US SPX 500 – fundamental overview

The US equity market has done a good job proving it can hold up into any dip and can keep pushing to record highs as it focuses on rates staying lower for longer and the Fed continuing to underdeliver on forward guidance. While rates may not be going lower in the US, it seems a dovish policy normalisation is the next best thing and enough to keep the artificially supported rally going. At the same time, the Fed’s move to policy normalisation and the prospect for Fed balance sheet reduction as soon as September are not supportive of stocks, while the longer-term technical picture has been quite extended, warning of the need for a major correction. Thursday’s fallout may have some turning their heads, but it would likely take a weekly close below 2400 to suggest the market isn’t doing that same aggressive buy on dips as we’ve seen so many times in recent years.

GOLD (SPOT) – technical overview

Setbacks have been well supported, with the latest push back above 1275 setting the stage for a bullish resumption through 1300 and towards the 2016 peak at 1375 further up. A higher low is now in place around 1250 and only back below this level would offset this latest wave of bullish momentum.

  • R2 1296.20 – 6Jun/2017 high – Strong
  • R1 1288.95 – 8Jun high – Medium
  • S1 1251.45 – 8Aug low – Strong
  • S2 1243.80 – 26Jul low  – Medium

GOLD (SPOT) – fundamental overview

Solid demand from medium and longer-term players continues to emerge on dips, with these players more concerned about exhausted monetary policy, extended global equities, political uncertainty, systemic risk and geopolitical threats. All of this should continue to keep the commodity well supported, with many market participants also fleeing to the hard asset as the grand dichotomy of record high equities and record low yields comes to an unnerving climax.
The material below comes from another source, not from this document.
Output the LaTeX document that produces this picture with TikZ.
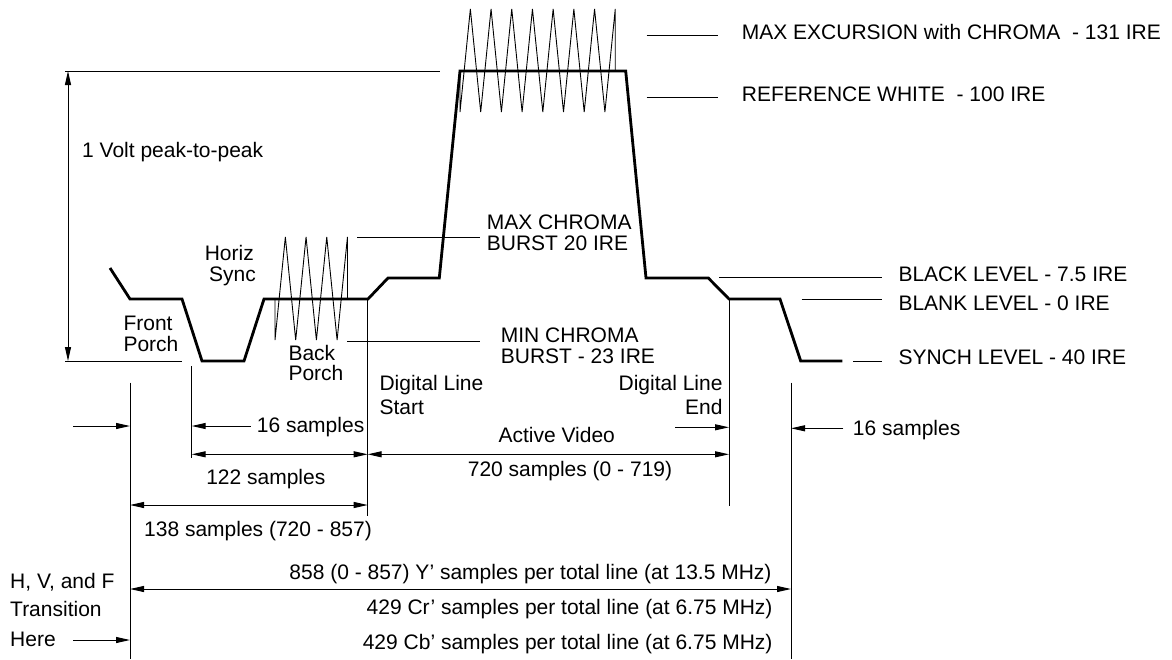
\documentclass[tikz,border=0pt]{standalone}
\usepackage{fontspec}
\setmainfont{Liberation Sans}
\usetikzlibrary{arrows.meta}
\tikzset{
  wave/.style={line width=2.8pt, line join=miter},
  thinln/.style={line width=1pt},
  burstln/.style={line width=0.9pt, line join=miter},
  dimarr/.style={thinln, {Triangle[length=14pt,width=6pt]}-{Triangle[length=14pt,width=6pt]}},
  onearr/.style={thinln, -{Triangle[length=14pt,width=6pt]}},
  lbl/.style={inner sep=0pt, font=\fontsize{21}{24}\selectfont},
}
\begin{document}
\begin{tikzpicture}[x=1pt,y=-1pt]
\useasboundingbox (0,0) rectangle (1172,659);

% ---------- waveform ----------
\draw[wave] (110,268) -- (130,299) -- (182,299) -- (202,361) -- (244,361) -- (264,299)
  -- (368,299) -- (388,278) -- (439.3,278) -- (460,71) -- (625.7,71) -- (646,278)
  -- (708.3,278) -- (729,299) -- (780,299) -- (800.7,361) -- (842.3,361);

% color burst (small)
\draw[burstln] (275,299) -- (275,340)
  \foreach \k in {0,1,2} { -- ({285.35+20.7*\k},237) -- ({295.7+20.7*\k},340) }
  -- (347.45,237) -- (347.45,299);
% chroma (big)
\draw[burstln] (460,71) -- (460,112)
  \foreach \k in {0,...,6} { -- ({470.35+20.7*\k},9) -- ({480.7+20.7*\k},112) }
  -- (615.25,9) -- (615.25,71);

% ---------- 1 V peak-to-peak ----------
\coordinate (ptop) at (68,71);
\coordinate (pbot) at (68,361);
\draw[thinln] (65,71) -- (440,71);
\draw[thinln] (65,361) -- (182,361);
\draw[dimarr] (ptop) -- (pbot);
\node[lbl, anchor=base west] (volt) at (82,157.3) {1 Volt peak-to-peak};

% ---------- leader lines ----------
\draw[thinln] (646.7,35.7) -- (718.3,35.7);
\draw[thinln] (646.7,97.7) -- (718.3,97.7);
\draw[thinln] (357,237) -- (480,237);
\draw[thinln] (347,341) -- (480,341);
\draw[thinln] (719,277.7) -- (882.3,277.7);
\draw[thinln] (801.7,299) -- (882.3,299);
\draw[thinln] (853.3,361) -- (882.3,361);

% ---------- level labels ----------
\node[lbl, anchor=base west] (maxexc) at (741.7,39.3) {MAX EXCURSION with CHROMA\ \ - 131 IRE};
\node[lbl, anchor=base west] (refwh) at (741.7,101.3) {REFERENCE WHITE\ \ - 100 IRE};
\node[lbl, anchor=base west] (black) at (898.3,281.7) {BLACK LEVEL - 7.5 IRE};
\node[lbl, anchor=base west] (blank) at (898.3,310) {BLANK LEVEL - 0 IRE};
\node[lbl, anchor=base west] (synch) at (898.3,364.3) {SYNCH LEVEL - 40 IRE};

\node[lbl, anchor=base west] (maxc1) at (486.7,229.3) {MAX CHROMA};
\node[lbl, anchor=base west] (maxc2) at (486.7,250) {BURST 20 IRE};
\node[lbl, anchor=base west] (minc1) at (500.7,342.7) {MIN CHROMA};
\node[lbl, anchor=base west] (minc2) at (500.7,363.3) {BURST - 23 IRE};

\node[lbl, anchor=base east] (hz1) at (254,260) {Horiz};
\node[lbl, anchor=base east] (hz2) at (256,281) {Sync};
\node[lbl, anchor=base west] (fp1) at (123.3,330) {Front};
\node[lbl, anchor=base west] (fp2) at (123.3,351) {Porch};
\node[lbl, anchor=base west] (bp1) at (288.3,360.7) {Back};
\node[lbl, anchor=base west] (bp2) at (288.3,380) {Porch};

\node[lbl, anchor=base west] (ds1) at (379.3,390.7) {Digital Line};
\node[lbl, anchor=base west] (ds2) at (379.3,414.3) {Start};
\node[lbl, anchor=base east] (de1) at (722.7,390.7) {Digital Line};
\node[lbl, anchor=base east] (de2) at (722.7,414.3) {End};

% ---------- vertical reference lines ----------
\coordinate (vAt) at (130,382.7); \coordinate (vAb) at (130,659);
\coordinate (vBt) at (191.7,366); \coordinate (vBb) at (191.7,458.3);
\coordinate (vCt) at (367.7,299); \coordinate (vCb) at (367.7,515.7);
\coordinate (vDt) at (729,299);   \coordinate (vDb) at (729,505.7);
\coordinate (vEt) at (791,382.7); \coordinate (vEb) at (791,659);
\draw[thinln] (vAt) -- (vAb);
\draw[thinln] (vBt) -- (vBb);
\draw[thinln] (vCt) -- (vCb);
\draw[thinln] (vDt) -- (vDb);
\draw[thinln] (vEt) -- (vEb);

% ---------- dimension arrows ----------
\coordinate (a1s) at (73,426);    \coordinate (a1e) at (130,426);
\draw[onearr] (a1s) -- (a1e);
\coordinate (a2s) at (250.7,426); \coordinate (a2e) at (191.7,426);
\draw[onearr] (a2s) -- (a2e);
\node[lbl, anchor=base west] (s16a) at (256.7,432.3) {16 samples};

\coordinate (a3s) at (191.7,454.3); \coordinate (a3e) at (367.7,454.3);
\draw[dimarr] (a3s) -- (a3e);
\node[lbl, anchor=base] (s122) at (265.8,484.3) {122 samples};

\coordinate (a4s) at (367.7,454.3); \coordinate (a4e) at (729,454.3);
\draw[dimarr] (a4s) -- (a4e);
\node[lbl, anchor=base] (actv) at (556.7,442.7) {Active Video};
\node[lbl, anchor=base] (s720) at (570,476) {720 samples (0 - 719)};

\coordinate (a5s) at (675,427.3); \coordinate (a5e) at (729,427.3);
\draw[onearr] (a5s) -- (a5e);

\coordinate (a6s) at (843.3,428.3); \coordinate (a6e) at (791,428.3);
\draw[onearr] (a6s) -- (a6e);
\node[lbl, anchor=base west] (s16b) at (852.7,435) {16 samples};

\coordinate (a7s) at (130,505); \coordinate (a7e) at (367.7,505);
\draw[dimarr] (a7s) -- (a7e);
\node[lbl, anchor=base west] (s138) at (144,536.7) {138 samples (720 - 857)};

\coordinate (a8s) at (130,589); \coordinate (a8e) at (791,589);
\draw[dimarr] (a8s) -- (a8e);
\node[lbl, anchor=base east] (s858) at (771.7,579.3) {858 (0 - 857) Y’ samples per total line (at 13.5 MHz)};
\node[lbl, anchor=base east] (s429r) at (772.7,614.3) {429 Cr’ samples per total line (at 6.75 MHz)};
\node[lbl, anchor=base east] (s429b) at (772.7,649.3) {429 Cb’ samples per total line (at 6.75 MHz)};

\node[lbl, anchor=base west] (hv1) at (10,588.3) {H, V, and F};
\node[lbl, anchor=base west] (hv2) at (10,616) {Transition};
\node[lbl, anchor=base west] (hv3) at (10,646) {Here};
\coordinate (a9s) at (73,640); \coordinate (a9e) at (130,640);
\draw[onearr] (a9s) -- (a9e);
\end{tikzpicture}
\end{document}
Certainly the US Dollar under pressure in 2017 has added to the metal’s bid tone as well, but there is a growing sense that even in a scenario where the US Dollar is bid for an extended period, GOLD will hold up on risk off macro implications.

Feature – technical overview

USDSGD has been under pressure in 2017, with the market recently dropping down to a fresh yearly low at 1.3544. However, stretched studies are starting to turn back up and there are signs of the possibility for a meaningful bullish reversal to allow for these studies to unwind. Setbacks have also stalled out around an important 78.6% fib retracement off the 2016 to 2017 low to high move. Look for a daily close back above 1.3650 to strengthen this outlook and open the door for a more meaningful bounce towards 1.4000 further up. Only a close below 1.3500 negates.

  • R2 1.3720 – 17Jul high – Strong
  • R1 1.3655 – 10Aug high – Medium
  • S1 1.3544 – 27Jul/2017 low – Strong
  • S2 1.3500 – Psychological – Strong

Feature – fundamental overview

There have been signs of a reversal in the Singapore Dollar’s fortunes of late. Various employment readings are tracking at their lowest levels in months, while soft domestic conditions and a reliance on exports could influence the MAS into encouraging weakness in the local currency. Meanwhile, US economic data is turning back up and risk has come off, inspiring additional profit taking in the EM currency as yield differentials and safety flow benefit the US Dollar. As far as today’s calendar goes, there will be a lot of focus on digesting Singapore GDP and retail sales, while the market also contends with the global reaction to Thursday’s US equity market reversal.